HAKKINDA SÖYLENENLER

“Hasan Basri Çantay, tasavvufun ruhu ve ahlâkı üzerindeki etkilerinin görüntüsü olarak sâkin, ciddî ve vakur idi. Ciddiyet ve alçakgönüllülük onda öylesine uyumlu bir biçimde birleşmişti ki, onu kibre kapılmaktan koruduğu ölçüde zillet ve bayağılığa düşmekten de koruyabiliyordu. Bundan dolayı kendisini sevenlere bile elini öptürmekten âdeta sıkıntıya düşerdi.”
Mücteba Uğur

“O, Türk toplumu ayakta tutan aileden dile kadar bütün değerlere son derece bağlıydı. Ana dilini çok iyi bilir, (…) onu gerek yazılarında, gerek şiirlerinde, gerekse tercümelerinde çok iyi kullanırdı. Yazı ve tercümelerinde, sadeliğe önem verir, yazdıklarının anlaşılır olmasını ön planda tutardı.”
Mücteba Uğur

“Edebiyattaki iktidarını anlatmak için uzun söze lüzum yoktur. Manzumelerini okumak kâfidir.” İbnülemin Mahmud Kemal İnal

“Hasan Basri Çantay, alelade bir müşahit değildi. İslâm ilimleri üzerine geniş vukuf sahibi âlim, şâir, muharrir, mûsikiye de aşina bir şahsiyetti. Zekâ ve hassasiyet ek bir ışık halinde birleştiği zaman ne kadar ince ve ne derecede keskin bir kuvvet olursa öyle bir insandı.”
Nureddin Topçu

“Haddimizi bilmek, Âkif’in dostluğunun hariminde yaşamış olan Hasan Basri Çantay’lara gıpta ile, sevgi ile, hürmetle yaklaşıp onlardaki ilâhî emanetten birer damla dilemesini bilmektir.” Nureddin Topçu

“Kelimenin tam anlamıyla halk adamıdır. Halkın gözündeki ve gönlündeki kişidir. Sağlam bir kişiliğe sahiptir. Dinine ve inancına son derece bağlı olmakla birlikte ileri görüşlü ve aydın fikirlidir.”
Mücteba Uğur

“İslâm tasavvufunun ruhu olgunlaştıran terbiyesinden geniş ölçüde nasibini almıştır. O nedenle övülecek güzel bir ahlâkın örneğini vermiştir.”
Mücteba Uğur

“Yetenekleri ve kişiliğini yoğuran hasletleri ayrı ayrı ele aldığı zaman görülür ki, Osmanlı Devletinin son yıllarındaki felâketler içinde pişerek yetişmiş vatansever aydınlara parlak bir misaldir.”
Mücteba Uğur

HASAN BASRİ ÇANTAY’DAN NÜKTELER

Vatan ve din ayrılmaz bir bütündür. Vatan giderse din gider, din giderse vatan gider.

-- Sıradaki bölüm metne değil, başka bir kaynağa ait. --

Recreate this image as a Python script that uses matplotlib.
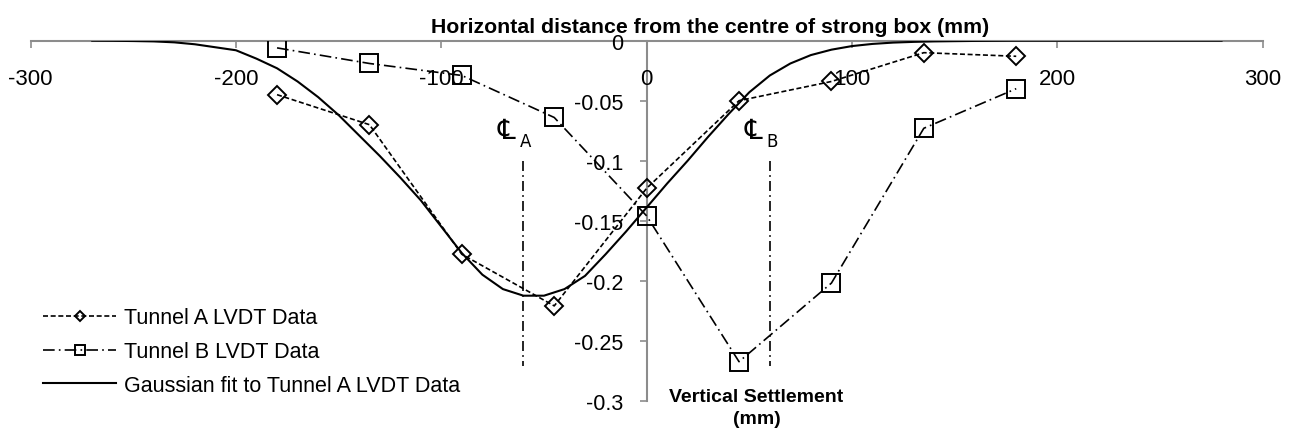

Fakat biz peşin söyleyelim ki, felâketimizi doğuran sebep, ahlâksızlığımızdır. Bizi can evimizden vuran düşman, ne İngiliz, ne Fransız, ne Moskof, ne de Alman’dır. Kendimiz, kendimiz, kendi ahlâksızlığımızdır.

Felâketlerden ibret almayan milletler batar.

Ben maddî düşmandan ziyade manevî düşmandan korkarım. Manevî düşmanımız ahlâksızlığımızdır. Binaenaleyh adam olmak istiyorsak her şeyden evvel ahlâkımıza bir salâh vermeliyiz.

Milletimizi yaşatan, ilerleten birinci âmil ittifaktır. İttifak rabıtaları kuvvetle mevcut cemiyetler –ne kadar istihaleler geçirmiş olurlarsa olsunlar– neticede daima gâlib ve muvaffak olagelmişler, batmaktan, ölmekten kurtulmuşlardır. Tarih bunun beliğ şahididir.

…Bir yerden diploma almakla hoca olunmaz. Yani, okuduğun yerler sana anahtar verir. Hocalık ondan sonra başlar. Ben okulumu bitirdikten sonra, kitabı elimden hiç düşürmedim. Devamlı çalıştım, kitap okudum. Elhamdülillah…

Ne garibtir ki biz Müslümanlar ittifakın kıymet ve ehemmiyetini şu felâket zamanlarında bile hâlâ anlayamadık.